• The exercise: Print all of the lines exactly. Any picture among them stays out.
Start of Recorded data
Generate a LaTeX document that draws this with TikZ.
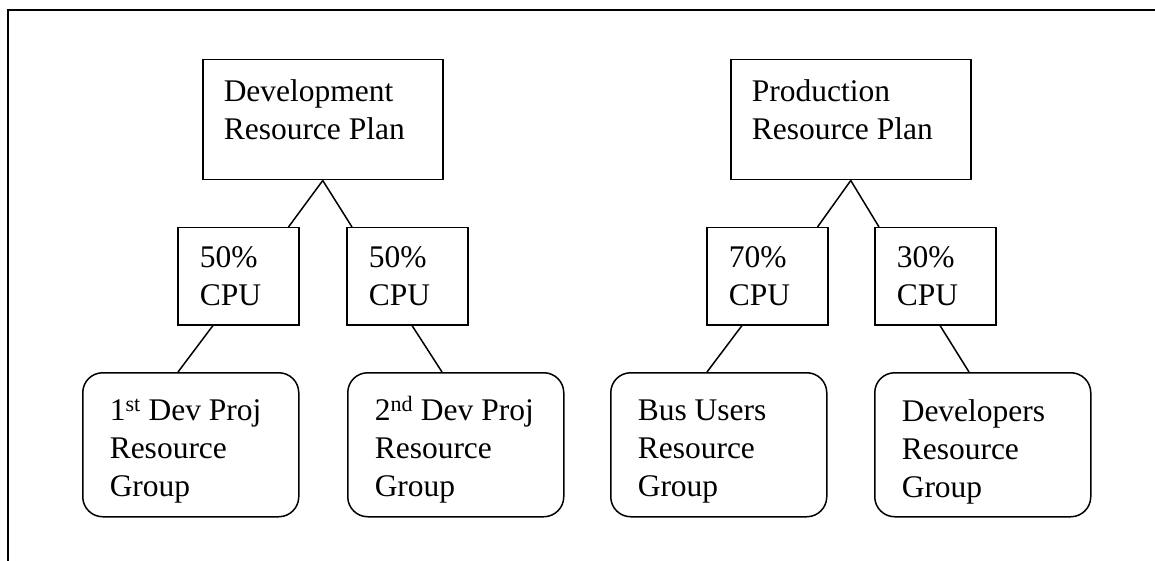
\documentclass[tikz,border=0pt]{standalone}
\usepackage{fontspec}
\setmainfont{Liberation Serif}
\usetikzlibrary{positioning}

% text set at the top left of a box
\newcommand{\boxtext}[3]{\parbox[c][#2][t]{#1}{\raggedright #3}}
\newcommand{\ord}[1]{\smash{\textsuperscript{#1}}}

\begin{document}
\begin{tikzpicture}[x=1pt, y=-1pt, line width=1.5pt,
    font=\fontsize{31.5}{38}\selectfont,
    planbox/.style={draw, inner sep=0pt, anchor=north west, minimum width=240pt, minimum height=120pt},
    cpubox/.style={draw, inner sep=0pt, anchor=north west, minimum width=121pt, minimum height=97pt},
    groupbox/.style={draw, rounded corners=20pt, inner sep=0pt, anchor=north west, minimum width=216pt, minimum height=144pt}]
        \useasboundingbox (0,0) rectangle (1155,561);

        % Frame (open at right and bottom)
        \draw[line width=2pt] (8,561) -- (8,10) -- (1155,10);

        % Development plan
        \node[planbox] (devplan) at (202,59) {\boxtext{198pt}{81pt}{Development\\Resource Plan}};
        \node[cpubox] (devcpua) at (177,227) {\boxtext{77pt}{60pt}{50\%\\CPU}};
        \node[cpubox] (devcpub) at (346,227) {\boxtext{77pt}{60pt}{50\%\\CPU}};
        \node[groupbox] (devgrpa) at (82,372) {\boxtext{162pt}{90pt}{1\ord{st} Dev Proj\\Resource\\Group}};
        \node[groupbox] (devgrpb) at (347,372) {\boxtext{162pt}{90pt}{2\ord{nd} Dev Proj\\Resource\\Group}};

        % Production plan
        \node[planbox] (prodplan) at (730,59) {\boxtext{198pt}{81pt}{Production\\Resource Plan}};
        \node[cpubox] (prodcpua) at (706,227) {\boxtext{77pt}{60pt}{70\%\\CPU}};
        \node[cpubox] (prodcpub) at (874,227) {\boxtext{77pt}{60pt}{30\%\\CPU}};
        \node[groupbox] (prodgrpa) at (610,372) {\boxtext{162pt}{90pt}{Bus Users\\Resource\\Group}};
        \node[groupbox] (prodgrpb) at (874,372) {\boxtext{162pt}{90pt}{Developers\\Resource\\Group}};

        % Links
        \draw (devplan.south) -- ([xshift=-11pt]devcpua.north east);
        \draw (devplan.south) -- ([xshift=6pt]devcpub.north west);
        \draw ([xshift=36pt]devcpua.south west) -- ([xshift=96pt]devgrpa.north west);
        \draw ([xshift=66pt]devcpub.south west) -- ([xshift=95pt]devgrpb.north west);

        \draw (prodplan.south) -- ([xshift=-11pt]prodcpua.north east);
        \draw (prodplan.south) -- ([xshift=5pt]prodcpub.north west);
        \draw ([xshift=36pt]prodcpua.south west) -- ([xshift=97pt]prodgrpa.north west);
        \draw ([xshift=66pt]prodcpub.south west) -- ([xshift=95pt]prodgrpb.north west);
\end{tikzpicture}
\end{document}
End of Recorded data
• Answer to this problem:
Generate a LaTeX document that draws this with TikZ.
\documentclass[tikz,border=0pt]{standalone}
\usepackage{fontspec}
\setmainfont{Liberation Serif}
\usetikzlibrary{positioning}

% text set at the top left of a box
\newcommand{\boxtext}[3]{\parbox[c][#2][t]{#1}{\raggedright #3}}
\newcommand{\ord}[1]{\smash{\textsuperscript{#1}}}

\begin{document}
\begin{tikzpicture}[x=1pt, y=-1pt, line width=1.5pt,
    font=\fontsize{31.5}{38}\selectfont,
    planbox/.style={draw, inner sep=0pt, anchor=north west, minimum width=240pt, minimum height=120pt},
    cpubox/.style={draw, inner sep=0pt, anchor=north west, minimum width=121pt, minimum height=97pt},
    groupbox/.style={draw, rounded corners=20pt, inner sep=0pt, anchor=north west, minimum width=216pt, minimum height=144pt}]
        \useasboundingbox (0,0) rectangle (1155,561);

        % Frame (open at right and bottom)
        \draw[line width=2pt] (8,561) -- (8,10) -- (1155,10);

        % Development plan
        \node[planbox] (devplan) at (202,59) {\boxtext{198pt}{81pt}{Development\\Resource Plan}};
        \node[cpubox] (devcpua) at (177,227) {\boxtext{77pt}{60pt}{50\%\\CPU}};
        \node[cpubox] (devcpub) at (346,227) {\boxtext{77pt}{60pt}{50\%\\CPU}};
        \node[groupbox] (devgrpa) at (82,372) {\boxtext{162pt}{90pt}{1\ord{st} Dev Proj\\Resource\\Group}};
        \node[groupbox] (devgrpb) at (347,372) {\boxtext{162pt}{90pt}{2\ord{nd} Dev Proj\\Resource\\Group}};

        % Production plan
        \node[planbox] (prodplan) at (730,59) {\boxtext{198pt}{81pt}{Production\\Resource Plan}};
        \node[cpubox] (prodcpua) at (706,227) {\boxtext{77pt}{60pt}{70\%\\CPU}};
        \node[cpubox] (prodcpub) at (874,227) {\boxtext{77pt}{60pt}{30\%\\CPU}};
        \node[groupbox] (prodgrpa) at (610,372) {\boxtext{162pt}{90pt}{Bus Users\\Resource\\Group}};
        \node[groupbox] (prodgrpb) at (874,372) {\boxtext{162pt}{90pt}{Developers\\Resource\\Group}};

        % Links
        \draw (devplan.south) -- ([xshift=-11pt]devcpua.north east);
        \draw (devplan.south) -- ([xshift=6pt]devcpub.north west);
        \draw ([xshift=36pt]devcpua.south west) -- ([xshift=96pt]devgrpa.north west);
        \draw ([xshift=66pt]devcpub.south west) -- ([xshift=95pt]devgrpb.north west);

        \draw (prodplan.south) -- ([xshift=-11pt]prodcpua.north east);
        \draw (prodplan.south) -- ([xshift=5pt]prodcpub.north west);
        \draw ([xshift=36pt]prodcpua.south west) -- ([xshift=97pt]prodgrpa.north west);
        \draw ([xshift=66pt]prodcpub.south west) -- ([xshift=95pt]prodgrpb.north west);
\end{tikzpicture}
\end{document}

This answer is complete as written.